Gabby heads to the counselor’s office to ask if her schedule can be rearranged to accommodate her dancing dreams. While she waits for a counselor, she runs into the Fonz and they have an argument. He wears a backwards cap.

After some boring admin regarding dancing, Gabby finally gets to go home. However, she’s intercepted by the Fonz. He begs for her help in Literature class because he is failing. Gabby initially blows him off but eventually relents.

This guy had thirty years to learn English. He has no excuse.

We get a dance/study montage where Gabby and the boys fall in love with each other and also learn English.

Gabby has a sleepover with her friends because I guess that’s a teenage girl thing. Danna and Jude spill the beans that the Fonz used to date Valerie.

Back at school, the Neapolitans sexily talk to the handsome boy about chemistry class. (Note: It’s not very sexy) They pivot to sabotaging his dance relationship with Gabby. Their diabolical plan works and the handsome boy swaps Gabby for Valerie.

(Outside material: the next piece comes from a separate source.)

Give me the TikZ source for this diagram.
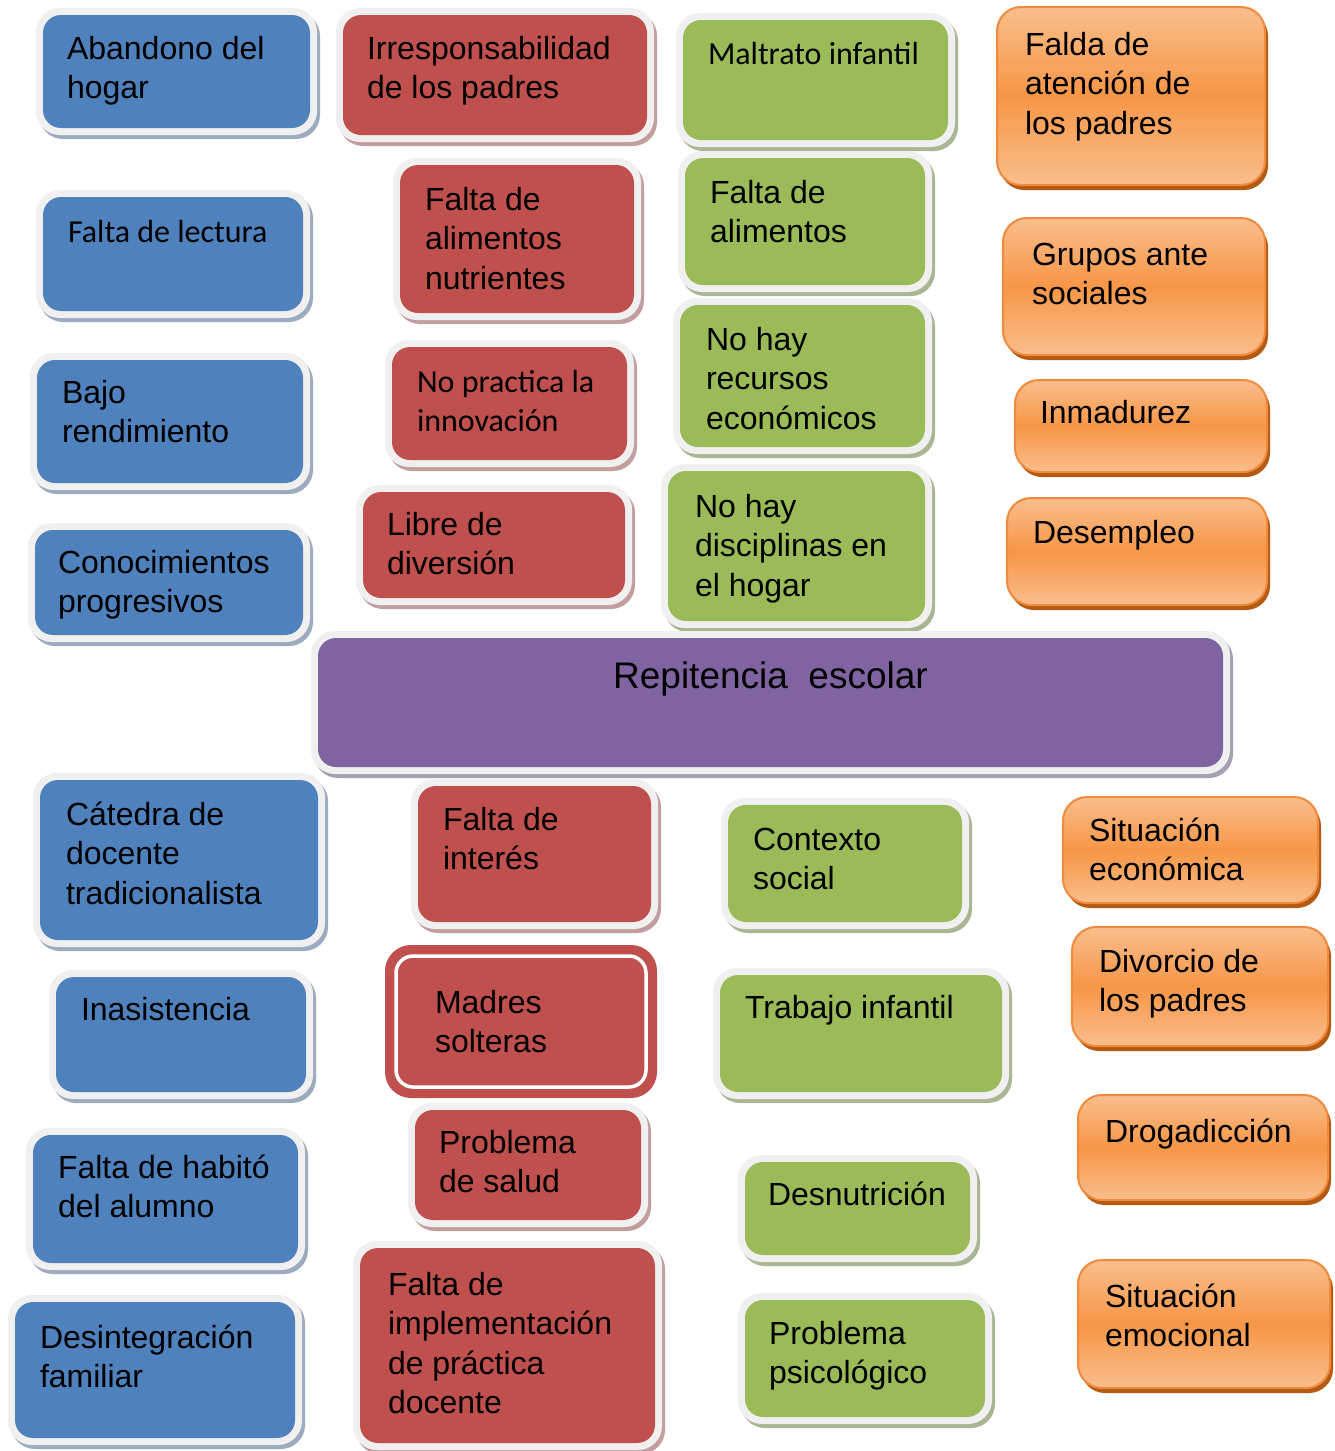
\documentclass[tikz,border=0pt]{standalone}
\usepackage{fontspec}
\setmainfont{Liberation Sans}
\newfontfamily\calib{Carlito}
\newcommand\calfont{\calib\fontsize{32}{39.5}\selectfont}
\definecolor{cblue}{HTML}{4F81BD}
\definecolor{cbluesh}{HTML}{9DABBF}
\definecolor{cred}{HTML}{C0504D}
\definecolor{credsh}{HTML}{C29F9E}
\definecolor{cgreen}{HTML}{9BBB59}
\definecolor{cgreensh}{HTML}{A9B693}
\definecolor{cpurple}{HTML}{8064A2}
\definecolor{cpurplesh}{HTML}{A69EB1}
\definecolor{ringc}{HTML}{F0F0F0}
\definecolor{corange}{HTML}{F79646}
\definecolor{corangelt}{HTML}{F9BE8D}
\definecolor{corangeline}{HTML}{F08A3C}
\definecolor{corangesh}{HTML}{B45A12}
\tikzset{
  boxbase/.style={rectangle, rounded corners=18, inner sep=0, outer sep=0},
  txt/.style={anchor=north west, inner sep=0, outer sep=0, align=left,
    font=\fontsize{32}{39.5}\selectfont},
}
% name, colour, x1, y1, x2, y2, text x, first baseline, text
\newcommand\cbox[9]{%
  \fill[#2sh, rounded corners=24] ({#3-7+3},{#4-7+4}) rectangle ({#5+7+3},{#6+7+4});
  \fill[ringc, rounded corners=24] ({#3-7},{#4-7}) rectangle ({#5+7},{#6+7});
  \node[boxbase, fill=#2, minimum width={#5-#3}, minimum height={#6-#4}] (#1) at ({(#3+#5)/2},{(#4+#6)/2}) {};
  \node[txt] (#1-t) at (#7,{#8-27.65}) {\strut #9};
}
% name, x1, y1, x2, y2, text x, first baseline, text
\newcommand\obox[8]{%
  \fill[corangesh, rounded corners=24] ({#2+3},{#3+5}) rectangle ({#4+3},{#5+5});
  \node[boxbase, rounded corners=24, draw=corangeline, line width=2,
    top color=corangelt, bottom color=corangelt, middle color=corange,
    minimum width={#4-#2}, minimum height={#5-#3}] (#1) at ({(#2+#4)/2},{(#3+#5)/2}) {};
  \node[txt] (#1-t) at (#6,{#7-27.65}) {\strut #8};
}
\begin{document}
\begin{tikzpicture}[x=1pt,y=-1pt]
\useasboundingbox (0,0) rectangle (1334,1451);
\fill[white] (0,0) rectangle (1334,1451);
% blue column
\cbox{abandono}{cblue}{43}{15}{310}{128}{67}{59}{Abandono del\\hogar}
\cbox{lectura}{cblue}{43}{197}{303}{311}{68}{242}{\calfont Falta de lectura}
\cbox{bajo}{cblue}{37}{360}{303}{483}{62}{403}{Bajo\\rendimiento}
\cbox{conoc}{cblue}{35}{530}{303}{635}{58}{573}{Conocimientos\\progresivos}
\cbox{catedra}{cblue}{40}{780}{318}{940}{66}{825}{Cátedra de\\docente\\tradicionalista}
\cbox{inasist}{cblue}{56}{977}{306}{1092}{81}{1020}{Inasistencia}
\cbox{habito}{cblue}{33}{1135}{298}{1263}{58}{1178}{Falta de habitó\\del alumno}
\cbox{desint}{cblue}{15}{1302}{295}{1438}{40}{1348}{Desintegración\\familiar}
% red column
\cbox{irresp}{cred}{343}{15}{647}{135}{367}{59}{Irresponsabilidad\\de los padres}
\cbox{alimnut}{cred}{400}{165}{634}{313}{425}{210}{Falta de\\alimentos\\nutrientes}
\cbox{innov}{cred}{392}{347}{627}{460}{417}{392}{\calfont No practica la\\\calfont innovación}
\cbox{libre}{cred}{363}{492}{625}{598}{387}{535}{Libre de\\diversión}
\cbox{interes}{cred}{418}{786}{651}{922}{443}{830}{Falta de\\interés}
\node[boxbase, rounded corners=26, fill=cred, minimum width=272, minimum height=153] (madres) at (521,1021.5) {};
\draw[white, line width=3.5, rounded corners=17] ([shift={(11,11)}]madres.north west) rectangle ([shift={(-11,-11)}]madres.south east);
\node[txt] (madres-t) at (435,{1013-27.65}) {\strut Madres\\solteras};
\cbox{salud}{cred}{415}{1110}{641}{1220}{439}{1153}{Problema\\de salud}
\cbox{implem}{cred}{360}{1248}{655}{1443}{388}{1295}{Falta de\\implementación\\de práctica\\docente}
% green column
\cbox{maltrato}{cgreen}{683}{20}{948}{140}{708}{64}{\calfont Maltrato infantil}
\cbox{falimentos}{cgreen}{685}{158}{925}{285}{710}{203}{Falta de\\alimentos}
\cbox{recursos}{cgreen}{680}{305}{925}{447}{706}{350}{No hay\\recursos\\económicos}
\cbox{discip}{cgreen}{668}{471}{925}{621}{695}{517}{No hay\\disciplinas en\\el hogar}
\cbox{contexto}{cgreen}{728}{805}{962}{922}{753}{850}{Contexto\\social}
\cbox{trabajo}{cgreen}{720}{975}{1002}{1092}{745}{1018}{Trabajo infantil}
\cbox{desnut}{cgreen}{745}{1162}{970}{1255}{768}{1205}{Desnutrición}
\cbox{psico}{cgreen}{745}{1300}{985}{1417}{769}{1344}{Problema\\psicológico}
% orange column
\obox{falda}{997}{7}{1265}{185}{1025}{55}{Falda de\\atención de\\los padres}
\obox{grupos}{1003}{218}{1265}{355}{1032}{265}{Grupos ante\\sociales}
\obox{inmad}{1015}{380}{1267}{472}{1040}{423}{Inmadurez}
\obox{desemp}{1007}{498}{1267}{605}{1033}{543}{Desempleo}
\obox{sitecon}{1063}{797}{1318}{903}{1089}{841}{Situación\\económica}
\obox{divorcio}{1072}{927}{1328}{1046}{1099}{972}{Divorcio de\\los padres}
\obox{drog}{1078}{1095}{1328}{1200}{1105}{1142}{Drogadicción}
\obox{sitemo}{1078}{1260}{1330}{1388}{1105}{1307}{Situación\\emocional}
% centre
\fill[cpurplesh, rounded corners=24] (314,635) rectangle (1233,778);
\fill[ringc, rounded corners=24] (311,631) rectangle (1230,774);
\node[boxbase, fill=cpurple, minimum width=905, minimum height=129] (rep) at (770.5,702.5) {};
\node[anchor=base, inner sep=0, font=\fontsize{37}{44}\selectfont] (rep-t) at (770.5,688) {Repitencia~ escolar};
\end{tikzpicture}
\end{document}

Meanwhile, Gabby’s mother is an alcoholic and ends up in the hospital. She apologizes and becomes a better mom.

“It was either continuing to be in this film or alcohol poisoning.”

After visiting her mom, Gabby decides to pop over to the sick hospital lady who is getting a dance show from her two children. One of them happens to be the Fonz.

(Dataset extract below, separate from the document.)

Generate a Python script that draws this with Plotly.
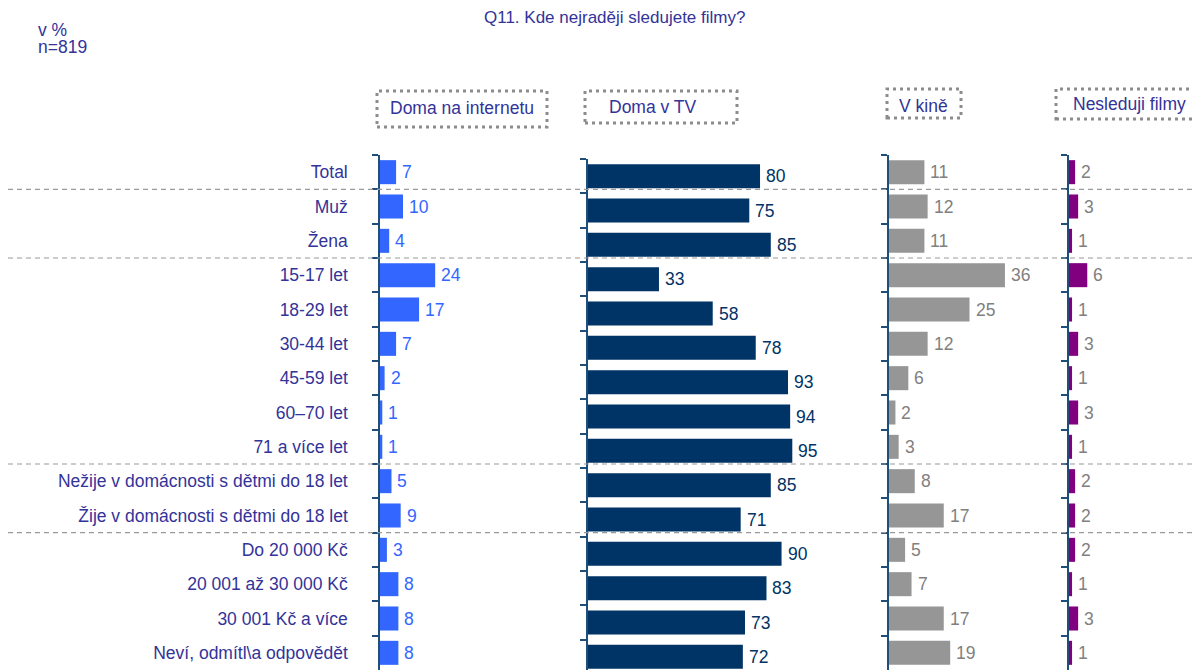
import plotly.graph_objects as go

# page offset: the browser page keeps an 8px body margin around the figure
OFF = 8
PAGE_W, PAGE_H = 1201, 670
W, H = PAGE_W - OFF, PAGE_H - OFF

categories = [
    "Total", "Muž", "Žena", "15-17 let", "18-29 let", "30-44 let", "45-59 let",
    "60–70 let", "71 a více let", "Nežije v domácnosti s dětmi do 18 let",
    "Žije v domácnosti s dětmi do 18 let", "Do 20 000 Kč", "20 001 až 30 000 Kč",
    "30 001 Kč a více", "Neví, odmítl\\a odpovědět",
]
series_names = ["Doma na internetu", "Doma v TV", "V kině", "Nesleduji filmy"]
internet = [7, 10, 4, 24, 17, 7, 2, 1, 1, 5, 9, 3, 8, 8, 8]
tv = [80, 75, 85, 33, 58, 78, 93, 94, 95, 85, 71, 90, 83, 73, 72]
kino = [11, 12, 11, 36, 25, 12, 6, 2, 3, 8, 17, 5, 7, 17, 19]
nesleduji = [2, 3, 1, 6, 1, 3, 1, 3, 1, 2, 2, 2, 1, 3, 1]
group_breaks = [0.5, 2.5, 8.5, 10.5]

title = "Q11. Kde nejraději sledujete filmy?"
note1 = "v %"
note2 = "n=819"

FONT = "Liberation Sans, Arial, sans-serif"
TXT = "#333399"
AXC = "#1F4E79"
FS = 17.5


def px(x):
    return (x - OFF) / W


def py(y):
    return 1 - (y - OFF) / H


panels = [
    dict(vals=internet, bar="#3366FF", lab="#3366FF", dom=(380, 580), rng=87.0,
         ytop=155, hx=(377, 547, 91, 127), tx=(388, 108)),
    dict(vals=tv, bar="#003366", lab="#003366", dom=(588, 868), rng=130.2,
         ytop=159, hx=(585, 737, 91, 123), tx=(607, 107)),
    dict(vals=kino, bar="#969696", lab="#808080", dom=(889, 1060), rng=53.1,
         ytop=155, hx=(887, 961, 89, 118), tx=(897, 106)),
    dict(vals=nesleduji, bar="#800080", lab="#808080", dom=(1069, PAGE_W), rng=43.3,
         ytop=155, hx=(1056, 1230, 89, 119), tx=(1071, 104)),
]

fig = go.Figure()
layout = dict(
    width=W, height=H, margin=dict(l=0, r=0, t=0, b=0),
    paper_bgcolor="white", plot_bgcolor="white", showlegend=False,
    font=dict(family=FONT, size=FS, color=TXT),
)
annotations = []
shapes = []
step = (PAGE_H - 155) / 15.0

for i, p in enumerate(panels):
    s = "" if i == 0 else str(i + 1)
    xa, ya = "x" + s, "y" + s
    fig.add_trace(go.Bar(
        x=p["vals"], y=categories, orientation="h", xaxis=xa, yaxis=ya,
        width=0.7, marker=dict(color=p["bar"], line=dict(width=0)),
        name=series_names[i], hoverinfo="x+y",
    ))
    layout["xaxis" + s] = dict(
        domain=[px(p["dom"][0]), min(1.0, px(p["dom"][1]))], range=[0, p["rng"]],
        anchor=ya, visible=False, fixedrange=True,
    )
    nrows = (PAGE_H - p["ytop"]) / step
    layout["yaxis" + s] = dict(
        domain=[0, py(p["ytop"])], anchor=xa, type="category",
        categoryorder="array", categoryarray=categories,
        range=[nrows - 0.5, -0.5],
        showline=True, linecolor=AXC, linewidth=1.5,
        ticks="outside", tickson="boundaries", ticklen=6, tickcolor=AXC, tickwidth=1.5,
        showgrid=False, zeroline=False, showticklabels=(i == 0),
        ticklabelstandoff=27, tickfont=dict(family=FONT, size=FS, color=TXT),
        fixedrange=True,
    )
    for c, v in zip(categories, p["vals"]):
        annotations.append(dict(
            x=v, y=c, xref=xa, yref=ya, text=str(v), showarrow=False,
            xanchor="left", yanchor="middle", xshift=4,
            font=dict(family=FONT, size=FS, color=p["lab"]),
        ))
    x0, x1, y0, y1 = p["hx"]
    shapes.append(dict(
        type="rect", xref="paper", yref="paper",
        x0=px(x0), x1=px(x1), y0=py(y1), y1=py(y0),
        line=dict(color="#8C8C8C", width=3, dash="3px,4px"),
        fillcolor="rgba(0,0,0,0)", layer="above",
    ))
    annotations.append(dict(
        x=px(p["tx"][0]), y=py(p["tx"][1]), xref="paper", yref="paper",
        text=series_names[i], showarrow=False, xanchor="left", yanchor="middle",
        font=dict(family=FONT, size=FS, color=TXT),
    ))

for b in group_breaks:
    shapes.append(dict(
        type="line", xref="paper", yref="y", x0=0, x1=1, y0=b, y1=b,
        line=dict(color="#9A9A9A", width=1.2, dash="5px,4px"), layer="above",
    ))

annotations += [
    dict(x=px(614), y=py(18), xref="paper", yref="paper", text=title,
         showarrow=False, xanchor="center", yanchor="middle",
         font=dict(family=FONT, size=17, color=TXT)),
    dict(x=px(36), y=py(30), xref="paper", yref="paper", text=note1,
         showarrow=False, xanchor="left", yanchor="middle",
         font=dict(family=FONT, size=FS, color=TXT)),
    dict(x=px(36), y=py(47), xref="paper", yref="paper", text=note2,
         showarrow=False, xanchor="left", yanchor="middle",
         font=dict(family=FONT, size=FS, color=TXT)),
]

layout["annotations"] = annotations
layout["shapes"] = shapes
fig.update_layout(**layout)
fig.write_html("out.html")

Gabby is impressed by his moves and having just lost her dance partner, uses this opportunity to ask him to join the competition. He agrees even though he gave up dancing a long time ago. Probably when he was in high school in the mid-90s or something.

We get another dance and school montage set to the film’s titular song 1 Chance 2 Dance. Also, the Fonz’s dad is dead.

Why are they dancing on a beach?

Gabby’s social life is on the up. She is invited to a Neapolitan party, but doesn’t commit. She also gets asked out by a guy but refuses that, too. I think she just doesn’t want to be popular.

The Fonz begins to show that he has feelings for Gabby, but the Neapolitans throw a wrench into the budding relationship by having two girls talk smack about Gabby within his earshot. He starts blanking his crush.

Just a reminder that the clothing choices are a true trainwreck.

After hearing that the Fonz is going to the Neapolitan party, Gabby and her friends go so that Gabby can get back on his good side. Jude makes out with a cowboy. Gabby drinks too much without knowing it. The Fonz saves Gabby from a handsy guy and they make up. She also fights with Valerie which leads to her hurting her foot.

There’s some family drama, but that’s resolved rather swiftly so that Gabby can dance with the Fonz.

It’s the night of the big dance competition. Everyone is excited. Even Gabby’s absent father makes an appearance. Gabby and the Fonz dance to a knock off version of Total Eclipse of the Heart. The judges have such a hard time deciding who should win that they ask the Gabby and Valerie duos to do some improv dancing. They are bad judges.

Gabby and the Fonz win. They kiss. FIN.

This guy is happy about it.


I hold no illusion about this film. It’s bad. It tried to nick various tropes, characters, and song types from other iconic teenage films as a shortcut to making a proper film. It did not work. There were too many storylines that were given half-hearted attention as well. Alcoholism, absent dads, mean girls, dance competitions. So if you like watching old people be teenagers, then by all means watch it.


  • This is a terrible way for me to get back into the Netflix Garage thing.
  • Based on the title credits, I think this film takes place in the 90s. The music and coloring look like it’s trying to be Clueless.
  • But now based on the clothes, I think it’s the 80s. Gabby’s hat has not been seen since Pretty in Pink and no one wears giant bows in their hair.
  • They make multiple references to Gabby being 17. It’s an odd thing to bring up in several different scenes.
  • The characters reference Radiohead and a film like this should NEVER mention Radiohead.
  • A lot of the music sounds like it’s from the 2000s. I’m struggling!!
  • Gabby’s new town is somewhere in California. For some reason, a few characters have Southern accents. I generally wouldn’t note this, but they make such a big deal that everyone is from this small California town.
  • No, wait, the music is New Wave. God, this is a mess.